If anyone is wondering how exactly this works, or wants to build their own, they might want to check out this Weekend Project
Basically, if you've got a (near-)point source of light, and transmit it through the sample, there is only one path of light from the light, through a point in the sample, to a pixel on the sensor, so you don't need a lens. The farther away you place the sample and the closer you place the light source, the larger the image appears (but then you also need to progressively use a better, closer to a true point source light).
I imagine this could work very well with a naked silicon laser diode, since they appear as damn tiny, near point sources of light.
A. It can't detect HIV. No imaging technology short of electron microscopy can directly detect the virus itself and even electron microscope would be a retarded way to attempt diagnostics.
Even the original paper describing this technology showed that they have no sub-cellular resolution and even their size resolution was extremely unreliable for anything smaller than 15 microns... which all interesting human cells are (even if you could tell what size cells are you've accomplished.... nothing).

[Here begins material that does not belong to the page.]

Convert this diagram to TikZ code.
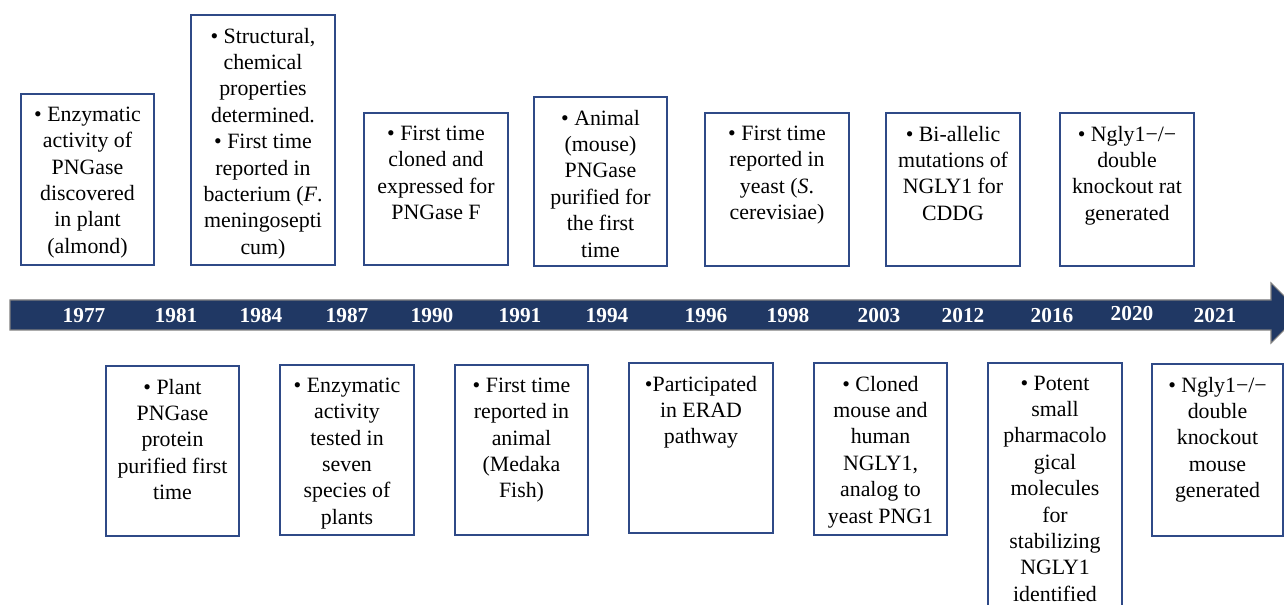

If they are suggesting they can do CD4+ T-lymphocyte counts they're either idiots, ignorant or both. There is no morphological distinction between a CD4+ and a CD4- T-lymphocyte. Even using fluorescence imaging (which they aren't) you have to be able to look at two colors of fluorescence (CD3 label to check to see if its a lymphocyte and a CD4 label to see if its CD4+) immunofluorescence is way too weak to be detected by a cell phone camera, especially a color sensor with 2 micron pixels. The CD4 antigen is never expressed at levels greater than approximately 50,000 / cell, the detection limit of a 5 micron pixel monochrome sensor (the bayer mask makes you lose about 30% of your light) is close to about 150,000 molecules. The bayer mask also makes your sensor pretty much useless for analytical applications, you're screwed if your green-fluorescent cell is centered over a red or blue-sensitive pixel which would happen in, oh, 66% of your pixels.
You run into almost identical sets of problems with every other so-called "application" of this "technology" so, yeah, bullshit.
IAABME.
"Now, if Bill G were really interested in changing the world's health... perhaps he'd get on-board with this obvious idea. Who knows. He's got a lot of money."
For some reason, I was bored and just happen to watch the PowerPoint presentation on this thing last week on TV from Washington University. It was quite an impressive device, with many possibilities for multiple uses as part of the design criteria.
And the Bill & Melinda Gates foundation was a huge contributor.
slashdot troll = you make a compelling argument I do not like the implications of.